Source excerpt ::
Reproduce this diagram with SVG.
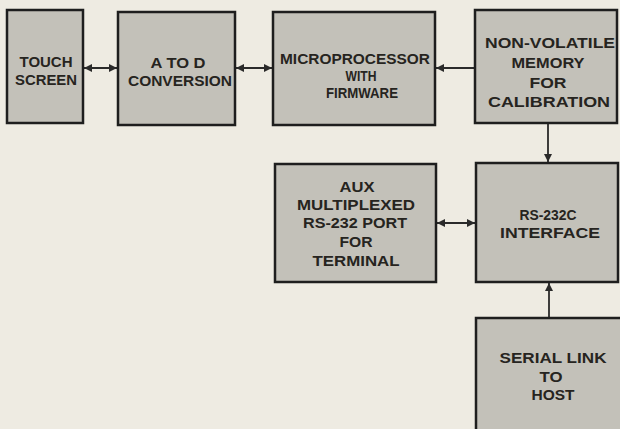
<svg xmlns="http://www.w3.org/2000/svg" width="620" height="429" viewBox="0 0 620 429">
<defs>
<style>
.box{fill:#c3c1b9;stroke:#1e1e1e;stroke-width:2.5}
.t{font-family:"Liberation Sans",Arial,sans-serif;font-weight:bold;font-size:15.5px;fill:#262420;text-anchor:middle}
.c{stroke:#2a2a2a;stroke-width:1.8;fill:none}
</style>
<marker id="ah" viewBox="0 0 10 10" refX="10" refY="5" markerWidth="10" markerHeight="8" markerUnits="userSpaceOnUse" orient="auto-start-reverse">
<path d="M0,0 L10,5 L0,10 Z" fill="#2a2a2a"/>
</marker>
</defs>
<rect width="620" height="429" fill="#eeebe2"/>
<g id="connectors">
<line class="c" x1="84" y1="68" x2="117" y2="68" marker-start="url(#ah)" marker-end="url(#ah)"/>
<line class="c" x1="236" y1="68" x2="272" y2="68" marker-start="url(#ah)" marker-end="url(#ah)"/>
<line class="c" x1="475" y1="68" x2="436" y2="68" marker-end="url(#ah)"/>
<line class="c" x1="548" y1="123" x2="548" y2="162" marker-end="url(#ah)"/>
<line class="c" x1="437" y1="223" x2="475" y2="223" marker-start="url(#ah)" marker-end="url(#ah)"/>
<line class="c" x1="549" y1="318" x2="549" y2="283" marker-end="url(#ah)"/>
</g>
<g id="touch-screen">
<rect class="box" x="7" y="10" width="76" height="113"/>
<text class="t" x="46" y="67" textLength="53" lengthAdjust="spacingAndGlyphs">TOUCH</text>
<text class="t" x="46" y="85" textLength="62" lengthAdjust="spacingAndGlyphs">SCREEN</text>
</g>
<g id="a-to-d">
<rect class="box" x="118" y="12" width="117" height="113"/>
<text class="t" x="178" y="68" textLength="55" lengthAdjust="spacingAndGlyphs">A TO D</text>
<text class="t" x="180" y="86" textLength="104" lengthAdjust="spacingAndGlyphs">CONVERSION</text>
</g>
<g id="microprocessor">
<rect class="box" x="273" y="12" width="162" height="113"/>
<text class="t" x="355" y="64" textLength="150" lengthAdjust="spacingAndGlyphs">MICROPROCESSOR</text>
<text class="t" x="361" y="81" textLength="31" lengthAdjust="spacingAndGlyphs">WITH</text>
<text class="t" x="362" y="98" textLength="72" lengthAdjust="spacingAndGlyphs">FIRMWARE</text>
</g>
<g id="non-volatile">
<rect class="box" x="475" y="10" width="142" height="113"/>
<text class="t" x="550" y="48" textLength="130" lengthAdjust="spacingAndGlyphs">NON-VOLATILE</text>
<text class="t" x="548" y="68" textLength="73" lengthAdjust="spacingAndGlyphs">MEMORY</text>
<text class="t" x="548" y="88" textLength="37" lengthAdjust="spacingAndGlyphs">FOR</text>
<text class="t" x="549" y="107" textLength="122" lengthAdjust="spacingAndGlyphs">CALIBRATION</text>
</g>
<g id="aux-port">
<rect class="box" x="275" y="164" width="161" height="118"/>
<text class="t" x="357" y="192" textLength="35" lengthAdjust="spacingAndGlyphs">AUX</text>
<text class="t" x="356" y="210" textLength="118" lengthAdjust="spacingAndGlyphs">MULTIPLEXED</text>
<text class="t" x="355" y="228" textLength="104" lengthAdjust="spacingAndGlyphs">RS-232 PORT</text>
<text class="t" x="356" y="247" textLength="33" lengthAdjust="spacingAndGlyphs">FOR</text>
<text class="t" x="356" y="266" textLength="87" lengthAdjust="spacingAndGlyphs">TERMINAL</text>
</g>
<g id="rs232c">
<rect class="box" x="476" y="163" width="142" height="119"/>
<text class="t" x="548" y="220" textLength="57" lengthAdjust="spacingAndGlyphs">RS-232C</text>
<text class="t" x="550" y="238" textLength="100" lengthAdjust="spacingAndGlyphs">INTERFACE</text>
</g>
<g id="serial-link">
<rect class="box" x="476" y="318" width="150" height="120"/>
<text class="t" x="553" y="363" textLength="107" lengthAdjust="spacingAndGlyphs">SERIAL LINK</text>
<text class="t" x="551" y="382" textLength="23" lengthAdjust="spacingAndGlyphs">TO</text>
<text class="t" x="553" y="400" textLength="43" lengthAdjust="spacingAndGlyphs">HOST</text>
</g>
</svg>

Exercise directions :: Copy the data word for word. Pictures do not go in the copy.

Reply ::
Reproduce this diagram with SVG.
<svg xmlns="http://www.w3.org/2000/svg" width="620" height="429" viewBox="0 0 620 429">
<defs>
<style>
.box{fill:#c3c1b9;stroke:#1e1e1e;stroke-width:2.5}
.t{font-family:"Liberation Sans",Arial,sans-serif;font-weight:bold;font-size:15.5px;fill:#262420;text-anchor:middle}
.c{stroke:#2a2a2a;stroke-width:1.8;fill:none}
</style>
<marker id="ah" viewBox="0 0 10 10" refX="10" refY="5" markerWidth="10" markerHeight="8" markerUnits="userSpaceOnUse" orient="auto-start-reverse">
<path d="M0,0 L10,5 L0,10 Z" fill="#2a2a2a"/>
</marker>
</defs>
<rect width="620" height="429" fill="#eeebe2"/>
<g id="connectors">
<line class="c" x1="84" y1="68" x2="117" y2="68" marker-start="url(#ah)" marker-end="url(#ah)"/>
<line class="c" x1="236" y1="68" x2="272" y2="68" marker-start="url(#ah)" marker-end="url(#ah)"/>
<line class="c" x1="475" y1="68" x2="436" y2="68" marker-end="url(#ah)"/>
<line class="c" x1="548" y1="123" x2="548" y2="162" marker-end="url(#ah)"/>
<line class="c" x1="437" y1="223" x2="475" y2="223" marker-start="url(#ah)" marker-end="url(#ah)"/>
<line class="c" x1="549" y1="318" x2="549" y2="283" marker-end="url(#ah)"/>
</g>
<g id="touch-screen">
<rect class="box" x="7" y="10" width="76" height="113"/>
<text class="t" x="46" y="67" textLength="53" lengthAdjust="spacingAndGlyphs">TOUCH</text>
<text class="t" x="46" y="85" textLength="62" lengthAdjust="spacingAndGlyphs">SCREEN</text>
</g>
<g id="a-to-d">
<rect class="box" x="118" y="12" width="117" height="113"/>
<text class="t" x="178" y="68" textLength="55" lengthAdjust="spacingAndGlyphs">A TO D</text>
<text class="t" x="180" y="86" textLength="104" lengthAdjust="spacingAndGlyphs">CONVERSION</text>
</g>
<g id="microprocessor">
<rect class="box" x="273" y="12" width="162" height="113"/>
<text class="t" x="355" y="64" textLength="150" lengthAdjust="spacingAndGlyphs">MICROPROCESSOR</text>
<text class="t" x="361" y="81" textLength="31" lengthAdjust="spacingAndGlyphs">WITH</text>
<text class="t" x="362" y="98" textLength="72" lengthAdjust="spacingAndGlyphs">FIRMWARE</text>
</g>
<g id="non-volatile">
<rect class="box" x="475" y="10" width="142" height="113"/>
<text class="t" x="550" y="48" textLength="130" lengthAdjust="spacingAndGlyphs">NON-VOLATILE</text>
<text class="t" x="548" y="68" textLength="73" lengthAdjust="spacingAndGlyphs">MEMORY</text>
<text class="t" x="548" y="88" textLength="37" lengthAdjust="spacingAndGlyphs">FOR</text>
<text class="t" x="549" y="107" textLength="122" lengthAdjust="spacingAndGlyphs">CALIBRATION</text>
</g>
<g id="aux-port">
<rect class="box" x="275" y="164" width="161" height="118"/>
<text class="t" x="357" y="192" textLength="35" lengthAdjust="spacingAndGlyphs">AUX</text>
<text class="t" x="356" y="210" textLength="118" lengthAdjust="spacingAndGlyphs">MULTIPLEXED</text>
<text class="t" x="355" y="228" textLength="104" lengthAdjust="spacingAndGlyphs">RS-232 PORT</text>
<text class="t" x="356" y="247" textLength="33" lengthAdjust="spacingAndGlyphs">FOR</text>
<text class="t" x="356" y="266" textLength="87" lengthAdjust="spacingAndGlyphs">TERMINAL</text>
</g>
<g id="rs232c">
<rect class="box" x="476" y="163" width="142" height="119"/>
<text class="t" x="548" y="220" textLength="57" lengthAdjust="spacingAndGlyphs">RS-232C</text>
<text class="t" x="550" y="238" textLength="100" lengthAdjust="spacingAndGlyphs">INTERFACE</text>
</g>
<g id="serial-link">
<rect class="box" x="476" y="318" width="150" height="120"/>
<text class="t" x="553" y="363" textLength="107" lengthAdjust="spacingAndGlyphs">SERIAL LINK</text>
<text class="t" x="551" y="382" textLength="23" lengthAdjust="spacingAndGlyphs">TO</text>
<text class="t" x="553" y="400" textLength="43" lengthAdjust="spacingAndGlyphs">HOST</text>
</g>
</svg>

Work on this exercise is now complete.